■ Provided data:
START
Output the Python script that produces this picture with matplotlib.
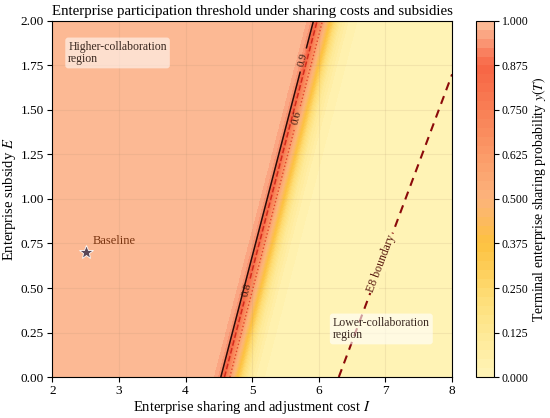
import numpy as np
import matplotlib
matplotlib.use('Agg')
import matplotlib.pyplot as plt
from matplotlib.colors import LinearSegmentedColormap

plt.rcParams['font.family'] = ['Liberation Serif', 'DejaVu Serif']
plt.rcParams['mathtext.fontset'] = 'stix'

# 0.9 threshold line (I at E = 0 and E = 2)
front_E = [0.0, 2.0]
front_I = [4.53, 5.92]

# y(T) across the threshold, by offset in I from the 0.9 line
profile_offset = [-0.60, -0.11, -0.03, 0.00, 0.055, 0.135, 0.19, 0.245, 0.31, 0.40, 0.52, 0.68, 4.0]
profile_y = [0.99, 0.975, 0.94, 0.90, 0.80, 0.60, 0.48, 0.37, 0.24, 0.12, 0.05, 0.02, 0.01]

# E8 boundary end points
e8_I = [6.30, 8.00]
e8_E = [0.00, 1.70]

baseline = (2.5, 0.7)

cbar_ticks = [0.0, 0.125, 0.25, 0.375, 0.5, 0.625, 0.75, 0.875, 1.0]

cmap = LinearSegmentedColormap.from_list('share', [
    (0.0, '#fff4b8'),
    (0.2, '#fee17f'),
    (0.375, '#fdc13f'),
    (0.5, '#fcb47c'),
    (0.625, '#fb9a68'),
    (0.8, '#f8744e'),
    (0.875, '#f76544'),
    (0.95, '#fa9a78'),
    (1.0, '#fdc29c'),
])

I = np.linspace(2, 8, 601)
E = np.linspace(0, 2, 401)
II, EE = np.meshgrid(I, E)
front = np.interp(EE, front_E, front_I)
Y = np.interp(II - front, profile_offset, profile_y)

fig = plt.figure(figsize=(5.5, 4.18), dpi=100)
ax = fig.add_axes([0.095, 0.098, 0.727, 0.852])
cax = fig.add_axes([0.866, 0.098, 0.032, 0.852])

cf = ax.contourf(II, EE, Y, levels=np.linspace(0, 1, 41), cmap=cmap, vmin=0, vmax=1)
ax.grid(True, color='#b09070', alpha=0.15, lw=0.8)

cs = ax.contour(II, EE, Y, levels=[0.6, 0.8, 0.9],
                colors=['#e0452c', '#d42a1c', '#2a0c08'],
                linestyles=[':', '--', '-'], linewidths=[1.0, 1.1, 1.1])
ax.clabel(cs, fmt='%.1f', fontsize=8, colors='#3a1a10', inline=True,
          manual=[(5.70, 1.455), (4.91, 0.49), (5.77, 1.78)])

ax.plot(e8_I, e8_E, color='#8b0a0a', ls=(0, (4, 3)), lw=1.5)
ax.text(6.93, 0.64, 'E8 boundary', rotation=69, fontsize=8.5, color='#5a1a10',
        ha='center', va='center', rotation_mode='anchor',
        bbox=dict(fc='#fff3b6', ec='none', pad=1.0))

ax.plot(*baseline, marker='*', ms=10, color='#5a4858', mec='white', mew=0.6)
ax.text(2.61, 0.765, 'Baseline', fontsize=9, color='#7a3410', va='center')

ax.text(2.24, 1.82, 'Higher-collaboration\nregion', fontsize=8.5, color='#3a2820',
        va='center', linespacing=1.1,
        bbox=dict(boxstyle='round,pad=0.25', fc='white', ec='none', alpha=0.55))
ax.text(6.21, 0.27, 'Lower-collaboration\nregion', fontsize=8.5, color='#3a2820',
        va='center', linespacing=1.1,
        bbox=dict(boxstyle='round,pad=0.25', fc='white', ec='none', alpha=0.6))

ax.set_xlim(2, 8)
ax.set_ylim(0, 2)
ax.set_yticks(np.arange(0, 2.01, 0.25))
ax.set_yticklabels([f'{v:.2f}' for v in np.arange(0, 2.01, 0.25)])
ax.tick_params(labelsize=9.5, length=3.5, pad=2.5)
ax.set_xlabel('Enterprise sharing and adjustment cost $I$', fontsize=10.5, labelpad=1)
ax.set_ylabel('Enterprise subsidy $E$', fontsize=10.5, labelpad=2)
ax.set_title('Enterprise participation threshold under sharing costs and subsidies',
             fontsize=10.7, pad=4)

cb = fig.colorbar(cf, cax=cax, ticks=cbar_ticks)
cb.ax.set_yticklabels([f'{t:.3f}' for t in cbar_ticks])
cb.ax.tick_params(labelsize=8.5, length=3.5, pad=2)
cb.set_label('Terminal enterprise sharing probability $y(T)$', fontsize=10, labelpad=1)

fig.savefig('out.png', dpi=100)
END
■ Stated exercise: Retype the data above exactly; pictures are not part of the copy.

■ Exercise response:
Output the Python script that produces this picture with matplotlib.
import numpy as np
import matplotlib
matplotlib.use('Agg')
import matplotlib.pyplot as plt
from matplotlib.colors import LinearSegmentedColormap

plt.rcParams['font.family'] = ['Liberation Serif', 'DejaVu Serif']
plt.rcParams['mathtext.fontset'] = 'stix'

# 0.9 threshold line (I at E = 0 and E = 2)
front_E = [0.0, 2.0]
front_I = [4.53, 5.92]

# y(T) across the threshold, by offset in I from the 0.9 line
profile_offset = [-0.60, -0.11, -0.03, 0.00, 0.055, 0.135, 0.19, 0.245, 0.31, 0.40, 0.52, 0.68, 4.0]
profile_y = [0.99, 0.975, 0.94, 0.90, 0.80, 0.60, 0.48, 0.37, 0.24, 0.12, 0.05, 0.02, 0.01]

# E8 boundary end points
e8_I = [6.30, 8.00]
e8_E = [0.00, 1.70]

baseline = (2.5, 0.7)

cbar_ticks = [0.0, 0.125, 0.25, 0.375, 0.5, 0.625, 0.75, 0.875, 1.0]

cmap = LinearSegmentedColormap.from_list('share', [
    (0.0, '#fff4b8'),
    (0.2, '#fee17f'),
    (0.375, '#fdc13f'),
    (0.5, '#fcb47c'),
    (0.625, '#fb9a68'),
    (0.8, '#f8744e'),
    (0.875, '#f76544'),
    (0.95, '#fa9a78'),
    (1.0, '#fdc29c'),
])

I = np.linspace(2, 8, 601)
E = np.linspace(0, 2, 401)
II, EE = np.meshgrid(I, E)
front = np.interp(EE, front_E, front_I)
Y = np.interp(II - front, profile_offset, profile_y)

fig = plt.figure(figsize=(5.5, 4.18), dpi=100)
ax = fig.add_axes([0.095, 0.098, 0.727, 0.852])
cax = fig.add_axes([0.866, 0.098, 0.032, 0.852])

cf = ax.contourf(II, EE, Y, levels=np.linspace(0, 1, 41), cmap=cmap, vmin=0, vmax=1)
ax.grid(True, color='#b09070', alpha=0.15, lw=0.8)

cs = ax.contour(II, EE, Y, levels=[0.6, 0.8, 0.9],
                colors=['#e0452c', '#d42a1c', '#2a0c08'],
                linestyles=[':', '--', '-'], linewidths=[1.0, 1.1, 1.1])
ax.clabel(cs, fmt='%.1f', fontsize=8, colors='#3a1a10', inline=True,
          manual=[(5.70, 1.455), (4.91, 0.49), (5.77, 1.78)])

ax.plot(e8_I, e8_E, color='#8b0a0a', ls=(0, (4, 3)), lw=1.5)
ax.text(6.93, 0.64, 'E8 boundary', rotation=69, fontsize=8.5, color='#5a1a10',
        ha='center', va='center', rotation_mode='anchor',
        bbox=dict(fc='#fff3b6', ec='none', pad=1.0))

ax.plot(*baseline, marker='*', ms=10, color='#5a4858', mec='white', mew=0.6)
ax.text(2.61, 0.765, 'Baseline', fontsize=9, color='#7a3410', va='center')

ax.text(2.24, 1.82, 'Higher-collaboration\nregion', fontsize=8.5, color='#3a2820',
        va='center', linespacing=1.1,
        bbox=dict(boxstyle='round,pad=0.25', fc='white', ec='none', alpha=0.55))
ax.text(6.21, 0.27, 'Lower-collaboration\nregion', fontsize=8.5, color='#3a2820',
        va='center', linespacing=1.1,
        bbox=dict(boxstyle='round,pad=0.25', fc='white', ec='none', alpha=0.6))

ax.set_xlim(2, 8)
ax.set_ylim(0, 2)
ax.set_yticks(np.arange(0, 2.01, 0.25))
ax.set_yticklabels([f'{v:.2f}' for v in np.arange(0, 2.01, 0.25)])
ax.tick_params(labelsize=9.5, length=3.5, pad=2.5)
ax.set_xlabel('Enterprise sharing and adjustment cost $I$', fontsize=10.5, labelpad=1)
ax.set_ylabel('Enterprise subsidy $E$', fontsize=10.5, labelpad=2)
ax.set_title('Enterprise participation threshold under sharing costs and subsidies',
             fontsize=10.7, pad=4)

cb = fig.colorbar(cf, cax=cax, ticks=cbar_ticks)
cb.ax.set_yticklabels([f'{t:.3f}' for t in cbar_ticks])
cb.ax.tick_params(labelsize=8.5, length=3.5, pad=2)
cb.set_label('Terminal enterprise sharing probability $y(T)$', fontsize=10, labelpad=1)

fig.savefig('out.png', dpi=100)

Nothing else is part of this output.